Having been unable to defer his own co-opted participation in the ideological dogma of the Vietnam War, Joe Haldeman served his time and then wrote an ultimately award winning novel slamming war and the military mindset. Unusually for the times, when Belgian comics creator Marvano (Marc Van Oppen) contacted Haldeman about adapting the story, Haldeman supplied the script. The result is this version of The Forever War, collecting the three English language volumes long out print.

The opening pages show William Mandella, his surname a near anagram of Haldeman, one of a hundred specifically selected troops being sent off planet for advanced training readying them to fight the Tauran enemy, rarely seen, yet continually demonised. Establishing the tone applied to military decisions throughout, three months of utterly lethal advanced training takes place on a planet with harsh cold temperatures, only for the surviving troops to be shipped out to a planet where the lowest temperature exceeds the highest recorded on Earth by twenty degrees. It’s not just via the blindness of the military mindset that Haldeman delivers his anti-war message. He emphasises the human cost. Mandella is an everyman pawn, but every person from his companies throughout the book is named, in the early stages given a face by Marvano to accentuate their humanity amid a bureaucracy that considers them numbers.

Marvano’s work is superb throughout. He’s an unusual artist for being equally strong when it comes to designing technology and depicting people. Although it’s a rare person other than Mandella who receives more than a couple of panels of stage time, everyone is unique, their personalities often defined in a single illustration. Marvano’s designs are astounding. They deliberately fly in the face of the smooth craft of the future we’re used to from TV shows and films, being awkward lumpy creations looking as if they’re designed by committee and compromise, which fits the tone of The Forever War. If there’s an element that dates the project, it’s the colouring, which would be far more sophisticated if done today, yet being faithful to the original, more limited choices, in its own way underlines Haldeman’s message.

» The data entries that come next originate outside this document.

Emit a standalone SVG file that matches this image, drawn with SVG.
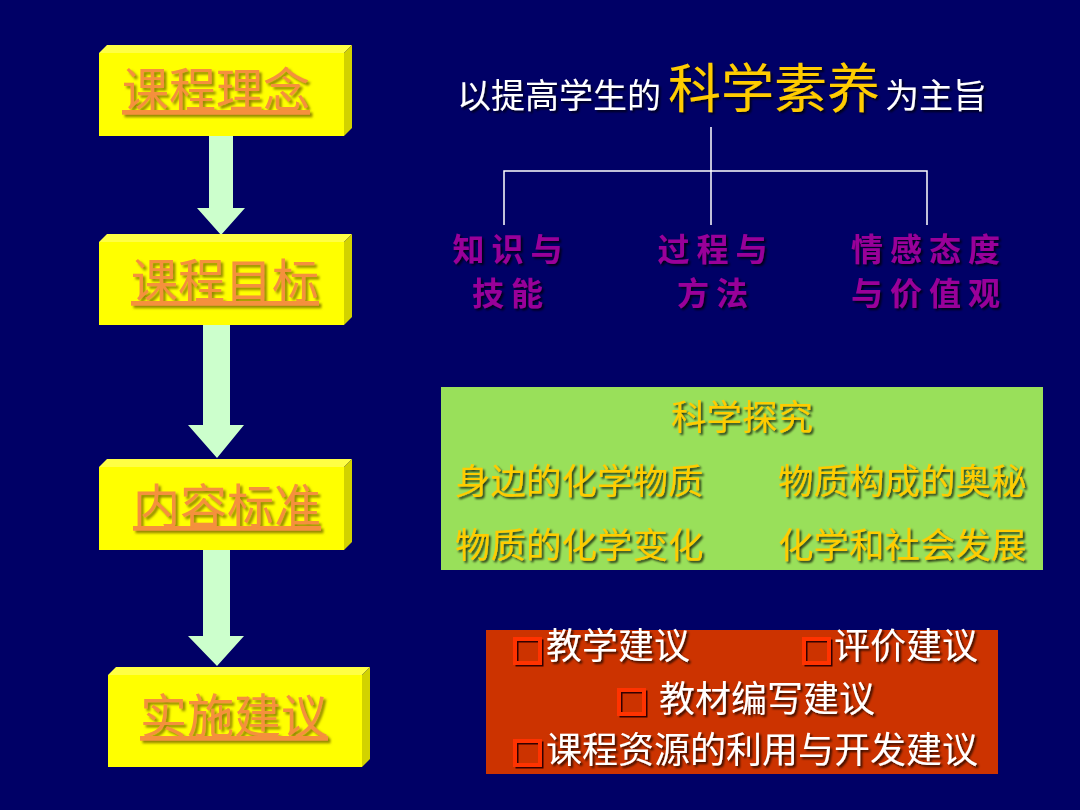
<svg xmlns="http://www.w3.org/2000/svg" width="1080" height="810" viewBox="0 0 1080 810">
<defs>
<filter id="sh" x="-10%" y="-20%" width="130%" height="150%">
<feDropShadow dx="2" dy="2" stdDeviation="0.8" flood-color="#000000" flood-opacity="0.75"/>
</filter>
<filter id="shs" x="-10%" y="-20%" width="130%" height="150%">
<feDropShadow dx="2.5" dy="2.5" stdDeviation="1.2" flood-color="#7a6a00" flood-opacity="0.8"/>
</filter>
<style>
.cjk{font-family:"Noto Sans CJK SC","Noto Sans",sans-serif}
.face{fill:#ffff00}
.top{fill:#ffff44}
.side{fill:#d2d200}
.bt{font-size:47px;fill:#f5903c;text-decoration:underline;text-anchor:middle;filter:url(#shs)}
.arrow{fill:#ccffcc}
.pur{font-size:32px;fill:#990099;font-weight:bold;text-anchor:middle;letter-spacing:7px;filter:url(#sh)}
.yt{font-size:35.5px;fill:#ffcc00;filter:url(#sh)}
.wt{font-size:36px;fill:#ffffff;filter:url(#sh)}
.cb{fill:none;stroke:#ff3300;stroke-width:4}
.cbs{fill:none;stroke:#330000;stroke-width:3}
.ln{stroke:#ffffff;stroke-width:1.5;fill:none}
</style>
</defs>
<rect width="1080" height="810" fill="#000066"/>

<g id="connectors">
<polygon class="arrow" points="209,135 233,135 233,208 245,208 221,235 197,208 209,208"/>
<polygon class="arrow" points="203,325 230,325 230,425 244,425 217,458 188,425 203,425"/>
<polygon class="arrow" points="203,550 230,550 230,636 244,636 217,666 188,636 203,636"/>
<path class="ln" d="M711,127 V225 M504,225 V171 H927 V225"/>
</g>

<g id="node-linian">
<polygon class="top" points="99,53 107,45 352,45 344,53"/>
<polygon class="side" points="344,53 352,45 352,128 344,136"/>
<rect class="face" x="99" y="53" width="245" height="83"/>
<text class="cjk bt" x="216" y="107">课程理念</text>
</g>

<g id="node-mubiao">
<polygon class="top" points="99,242 107,234 352,234 344,242"/>
<polygon class="side" points="344,242 352,234 352,317 344,325"/>
<rect class="face" x="99" y="242" width="245" height="83"/>
<text class="cjk bt" x="225" y="298">课程目标</text>
</g>

<g id="node-biaozhun">
<polygon class="top" points="99,467 107,459 352,459 344,467"/>
<polygon class="side" points="344,467 352,459 352,542 344,550"/>
<rect class="face" x="99" y="467" width="245" height="83"/>
<text class="cjk bt" x="227" y="523">内容标准</text>
</g>

<g id="node-jianyi">
<polygon class="top" points="108,675 116,667 370,667 362,675"/>
<polygon class="side" points="362,675 370,667 370,759 362,767"/>
<rect class="face" x="108" y="675" width="254" height="92"/>
<text class="cjk bt" x="234" y="733">实施建议</text>
</g>

<g id="node-title">
<text class="cjk" y="108" filter="url(#sh)"><tspan x="457" font-size="34" fill="#ffffff">以提高学生的</tspan><tspan x="668" font-size="53" fill="#ffcc00">科学素养</tspan><tspan x="885" font-size="34" fill="#ffffff">为主旨</tspan></text>
</g>

<g id="node-zhishi">
<text class="cjk pur" x="511" y="261">知识与</text>
<text class="cjk pur" x="511" y="305">技能</text>
</g>
<g id="node-guocheng">
<text class="cjk pur" x="716" y="261">过程与</text>
<text class="cjk pur" x="716" y="305">方法</text>
</g>
<g id="node-qinggan">
<text class="cjk pur" x="929" y="261">情感态度</text>
<text class="cjk pur" x="929" y="305">与价值观</text>
</g>

<g id="node-content">
<rect x="441" y="387" width="602" height="183" fill="#99e05a"/>
<text class="cjk yt" x="742" y="430" text-anchor="middle">科学探究</text>
<text class="cjk yt" x="455" y="494">身边的化学物质</text>
<text class="cjk yt" x="778" y="494">物质构成的奥秘</text>
<text class="cjk yt" x="455" y="558">物质的化学变化</text>
<text class="cjk yt" x="778" y="558">化学和社会发展</text>
</g>

<g id="node-suggestions">
<rect x="486" y="630" width="512" height="144" fill="#cc3300"/>
<rect class="cbs" x="517" y="641" width="25" height="24"/>
<rect class="cb" x="515" y="639" width="25" height="24"/>
<rect class="cbs" x="806" y="641" width="25" height="24"/>
<rect class="cb" x="804" y="639" width="25" height="24"/>
<rect class="cbs" x="621" y="692" width="25" height="24"/>
<rect class="cb" x="619" y="690" width="25" height="24"/>
<rect class="cbs" x="517" y="743" width="25" height="24"/>
<rect class="cb" x="515" y="741" width="25" height="24"/>
<text class="cjk wt" x="546" y="659">教学建议</text>
<text class="cjk wt" x="834" y="659">评价建议</text>
<text class="cjk wt" x="659" y="712">教材编写建议</text>
<text class="cjk wt" x="546" y="763">课程资源的利用与开发建议</text>
</g>
</svg>
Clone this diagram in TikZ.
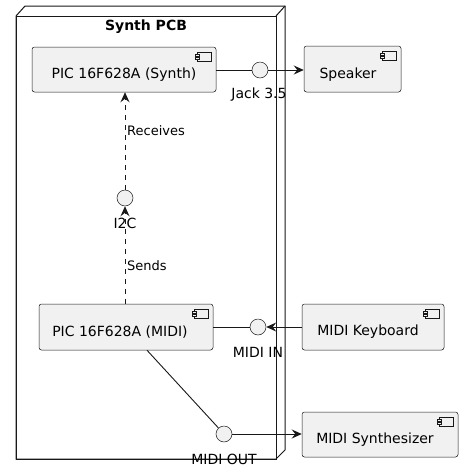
\documentclass[tikz,border=0pt]{standalone}
\usepackage{fontspec}
\setmainfont{DejaVu Sans}
\usetikzlibrary{arrows.meta}
\definecolor{boxfill}{HTML}{F1F1F1}
\definecolor{ln}{HTML}{181818}
\begin{document}
\begin{tikzpicture}[x=1pt,y=-1pt,
  comp/.style={draw=ln, line width=0.5pt, fill=boxfill, rounded corners=2.5pt, inner sep=0pt},
  txt/.style={inner sep=0pt, font=\fontsize{14}{16}\selectfont, text=black},
  lbl/.style={inner sep=0pt, font=\fontsize{13}{15}\selectfont, text=black, anchor=west},
  iface/.style={circle, draw=ln, line width=0.5pt, fill=boxfill, minimum size=16pt, inner sep=0pt},
  conn/.style={draw=ln, line width=0.9pt},
  arr/.style={conn, -{Stealth[length=10pt,width=9pt,inset=3.5pt]}},
  dashline/.style={dash pattern=on 5pt off 5pt}
]
\useasboundingbox[fill=white] (0,0) rectangle (463,475);
\tikzset{compicon/.pic={
  \draw[ln, line width=0.5pt, fill=boxfill] (-7,-4.5) rectangle (7,4.5);
  \draw[ln, line width=0.5pt, fill=boxfill] (-9,-2.5) rectangle (-5,-0.5);
  \draw[ln, line width=0.5pt, fill=boxfill] (-9,0.5) rectangle (-5,2.5);
}}
% node frame
\draw[ln, line width=1pt, fill=white] (16,16) -- (25,6) -- (285,6) -- (285,450) -- (276,459) -- (16,459) -- cycle;
\draw[ln, line width=1pt] (16,16) rectangle (276,459);
\draw[ln, line width=1pt] (276,16) -- (285,6);
\node[txt, font=\fontsize{14}{16}\selectfont\bfseries] (title) at (146,27) {Synth PCB};

% components
\node[comp, minimum width=184pt, minimum height=45pt] (synth) at (124,69.5) {};
\node[txt] (synthT) at (124,74.5) {PIC 16F628A (Synth)};
\pic at ([xshift=-12pt,yshift=-10pt]synth.north east) {compicon};

\node[comp, minimum width=97pt, minimum height=46pt] (speaker) at (352.5,69) {};
\node[txt] (speakerT) at (348,74.5) {Speaker};
\pic at ([xshift=-12pt,yshift=-10pt]speaker.north east) {compicon};

\node[comp, minimum width=174pt, minimum height=46pt] (midi) at (126,327) {};
\node[txt] (midiT) at (120,332) {PIC 16F628A (MIDI)};
\pic at ([xshift=-12pt,yshift=-10pt]midi.north east) {compicon};

\node[comp, minimum width=142pt, minimum height=46pt] (keyboard) at (373,327) {};
\node[txt] (keyboardT) at (368,332) {MIDI Keyboard};
\pic at ([xshift=-12pt,yshift=-10pt]keyboard.north east) {compicon};

\node[comp, minimum width=156pt, minimum height=45pt] (synthesizer) at (380,434.5) {};
\node[txt] (synthesizerT) at (375,440) {MIDI Synthesizer};
\pic at ([xshift=-12pt,yshift=-10pt]synthesizer.north east) {compicon};

% interfaces
\node[iface] (jack) at (260,70) {};
\node[txt] (jackT) at (259,95) {Jack 3.5};
\node[iface] (i2c) at (125,198) {};
\node[txt] (i2cT) at (125,223) {I2C};
\node[iface] (midiin) at (258,327) {};
\node[txt] (midiinT) at (258,352) {MIDI IN};
\node[iface] (midiout) at (224,434) {};
\node[txt] (midioutT) at (224,459) {MIDI OUT};

% connectors
\draw[conn] (synth.east |- jack) -- (jack.west);
\draw[arr] (jack.east) -- (speaker.west |- jack);
\draw[arr, dashline] (i2c.north) -- (i2c |- synth.south);
\draw[arr, dashline] (i2c |- midi.north) -- (i2c.south);
\node[lbl] (recv) at (127,131) {Receives};
\node[lbl] (sends) at (127,266) {Sends};
\draw[conn] (midi.east |- midiin) -- (midiin.west);
\draw[arr] (keyboard.west |- midiin) -- (midiin.east);
\draw[conn] ([xshift=21pt]midi.south) -- (midiout);
\draw[arr] (midiout.east) -- (synthesizer.west |- midiout);
\end{tikzpicture}
\end{document}
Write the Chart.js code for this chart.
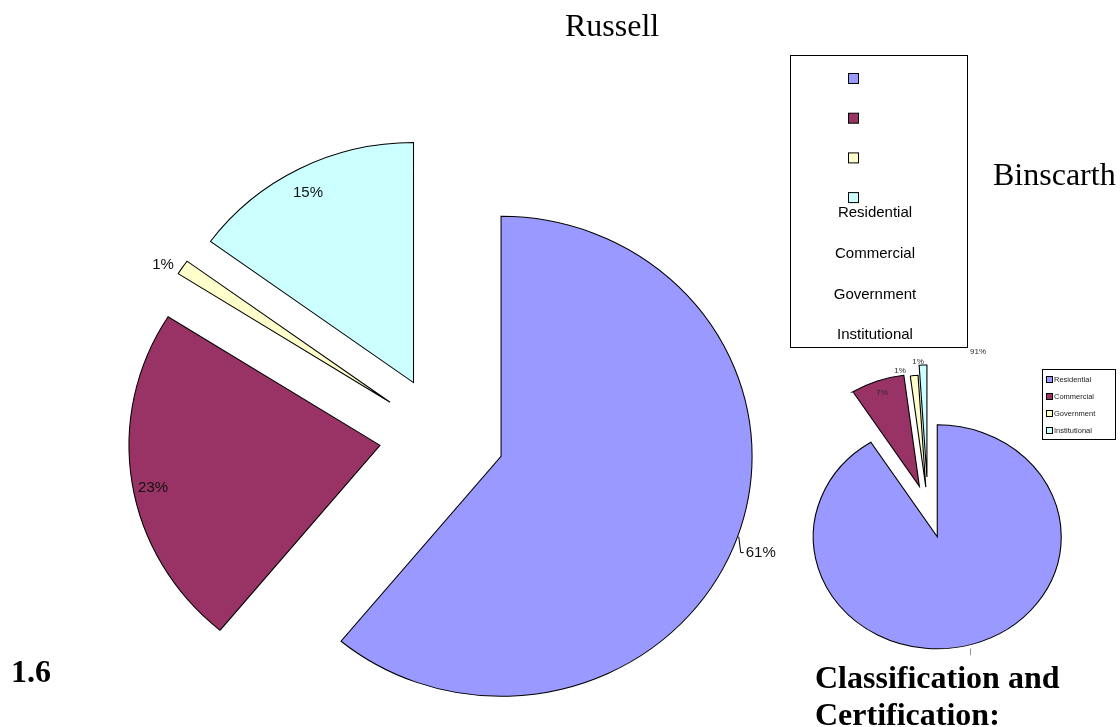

Haldeman makes great use of a scientific principle that time passes at different rates according to the location in space, and from being 22 at the start of the story, Mandella is over 700 years old by the conclusion, the total extended by long periods in stasis. He becomes one of the few people to survive a direct encounter with the Taurans early, and the longest battle sequence occurs just before the end, preceding the inevitable finale. The entire book keeps humanity at the core by being entirely Mandella’s experiences, be they first hand or what he’s told, although the perception of what humanity is shifts extensively during the course of Mandella’s life. Haldeman makes some interesting points about gender identity and the desirability of cloning before the end also.

Thirty years on from publication of the first graphic novel, and over forty since the novel, The Forever War is still a powerful anti-war polemic, yet wouldn’t be so if there weren’t also a strong and compelling story to accompany the viewpoint. That the story is brilliantly drawn doesn’t hurt either. A masterpiece. A sequel, Forever Free, followed.